Pour le principe du versement obligatoire, il n’est pas à ce point nouveau qu’il explique les flots d’encre et les protestations véhémentes qui l’ont accueilli. Ainsi, la loi de 1894 impose aux mineurs une retenue de 2 p. 100 sur les salaires ; les employés des chemins de fer versent 5 p. 100 et les fonctionnaires sont astreints aux mêmes obligations. Il en est de même à l’étranger, en Allemagne et en Angleterre, partout où fonctionnent des lois de ce genre et, dans ces pays les ouvriers ne trouvent pas cet effort de prévoyance au-dessus de leurs forces. Mais après la cotisation ouvrière, il faudrait supprimer la cotisation patronale, et cela créerait un petit déficit de 100 millions qui viendrait s’ajouter aux 130 ou 140 millions supportés par le budget. Celui-ci pourrait-il supporter cette nouvelle charge annuelle ? Quelles sont les ressources nouvelles susceptibles de couvrir cette immense dépense ? Aucun orateur n’en a parlé ; en effet, l’embarras est grand, et malgré MM. Guesde et Brizon, le principe des cotisations ouvrières a prévalu.
LES RETRAITES OUVRIERES |
Quant à la capitalisation, qui a été assez mollement discutée, on peut dire qu’elle constitue, peut-être un peu aux dépens du présent, la sauvegarde de l’avenir, et assure le fonctionnement régulier, le paiement exact de la pension promise, sans porter dans la subvention de l’Etat des à-coups qui se répercuteraient sur les budgets futurs et pourraient mettre leur équilibre en sérieux danger. D’ailleurs, l’argent des cotisations conservé par les caisses régionales, mutuelles et syndicales, reste à la disposition des travailleurs, qui pourront lui faire produire une vaste floraison d’œuvres sociales bienfaisantes.

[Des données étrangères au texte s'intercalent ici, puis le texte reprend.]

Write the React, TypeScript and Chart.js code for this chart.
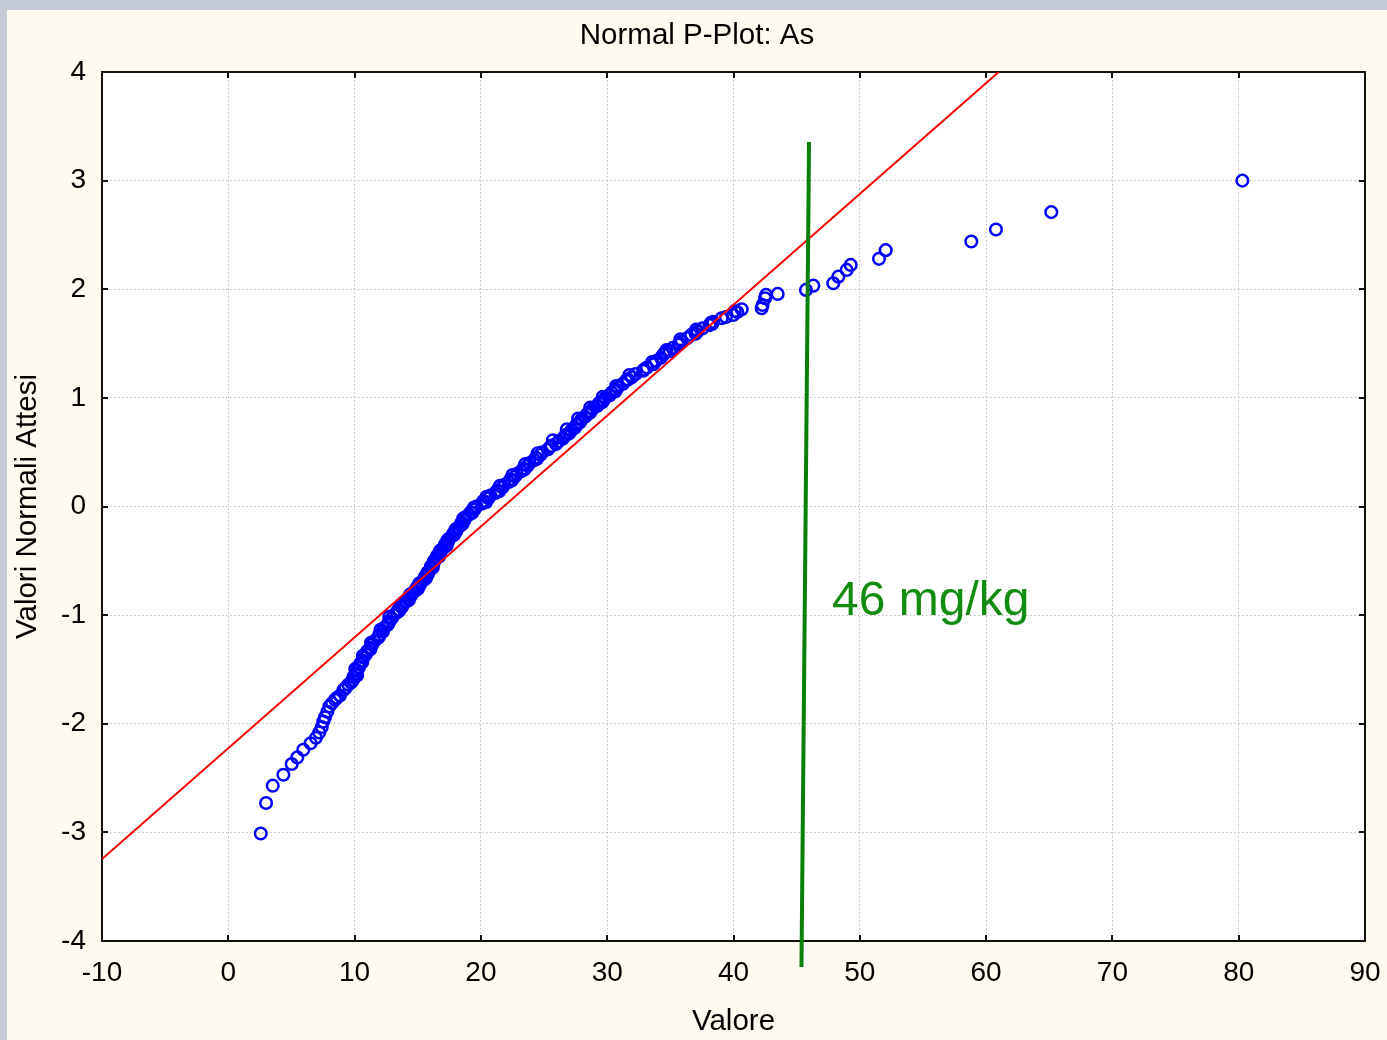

Pour les retraites, l’expérience de la vie nous montre que tous les aspirants fonctionnaires de l’Etat, ou presque tous, ont en vue le bénéfice futur d’une pension pour leurs vieux jours ; c’est là une vision très nette des besoins de l’avenir. Cette préoccupation s’impose à tout le monde et sa solution est de nature à ramener un peu de calme, d’espoir chez la plupart des travailleurs, trop absorbés par les besoins de la vie pour faire par eux seuls, œuvre de prévoyance.